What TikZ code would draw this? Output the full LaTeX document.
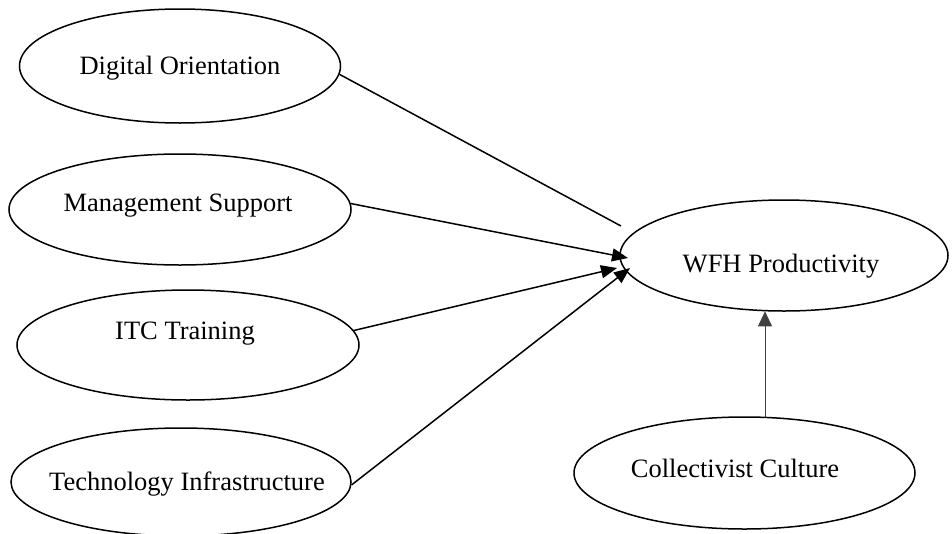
\documentclass[tikz,border=0pt]{standalone}
\usepackage{fontspec}
\setmainfont{Liberation Serif}
\usetikzlibrary{shapes.geometric,arrows.meta}
\begin{document}
\begin{tikzpicture}[x=1pt,y=-1pt,
  oval/.style={draw, ellipse, line width=1.5pt, inner sep=0pt},
  lbl/.style={font=\fontsize{26.5}{30}\selectfont, inner sep=0pt},
  conn/.style={line width=1.5pt},
  arr/.style={conn, -{Triangle[length=16pt,width=13pt]}},
  varr/.style={line width=1pt, draw=black!75, -{Triangle[length=15pt,width=14pt]}},
]
\useasboundingbox (0,0) rectangle (952,533);
\clip (0,0) rectangle (952,533);

% ellipses
\node[oval, minimum width=321pt, minimum height=114pt] (do)  at (180,66)    {};
\node[oval, minimum width=342pt, minimum height=111pt] (ms)  at (180,209.5) {};
\node[oval, minimum width=342pt, minimum height=110pt] (itc) at (188,345)   {};
\node[oval, minimum width=340pt, minimum height=108pt] (ti)  at (181,482)   {};
\node[oval, minimum width=328pt, minimum height=111pt] (wfh) at (784,255.5) {};
\node[oval, minimum width=341pt, minimum height=112pt] (cc)  at (744.5,473) {};

% labels
\node[lbl] (dot)  at (180,68)  {Digital Orientation};
\node[lbl] (mst)  at (178,206) {Management Support};
\node[lbl] (itct) at (185,334) {ITC Training};
\node[lbl] (tit)  at (187,484) {Technology Infrastructure};
\node[lbl] (wfht) at (781,266) {WFH Productivity};
\node[lbl] (cct)  at (735,468) {Collectivist Culture};

% arrow end points
\coordinate (e1) at (621,226);
\coordinate (t2) at (628,258);
\coordinate (t3) at (617,268);
\coordinate (t4) at (630,268);

\draw[conn] (do.-3) -- (e1);
\draw[arr] (ms.2.5) -- (t2);
\draw[arr] (itc.5) -- (t3);
\draw[arr] (ti.-1) -- (t4);
\draw[varr] (cc.70.7) -- (cc.70.7 |- wfh.-110);
\end{tikzpicture}
\end{document}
◆ ◆ ◆
### What needs to be done
Copy each line of the listing that holds the word "draw".

### Finished task
What TikZ code would draw this? Output the full LaTeX document.
  oval/.style={draw, ellipse, line width=1.5pt, inner sep=0pt},
  varr/.style={line width=1pt, draw=black!75, -{Triangle[length=15pt,width=14pt]}},
\draw[conn] (do.-3) -- (e1);
\draw[arr] (ms.2.5) -- (t2);
\draw[arr] (itc.5) -- (t3);
\draw[arr] (ti.-1) -- (t4);
\draw[varr] (cc.70.7) -- (cc.70.7 |- wfh.-110);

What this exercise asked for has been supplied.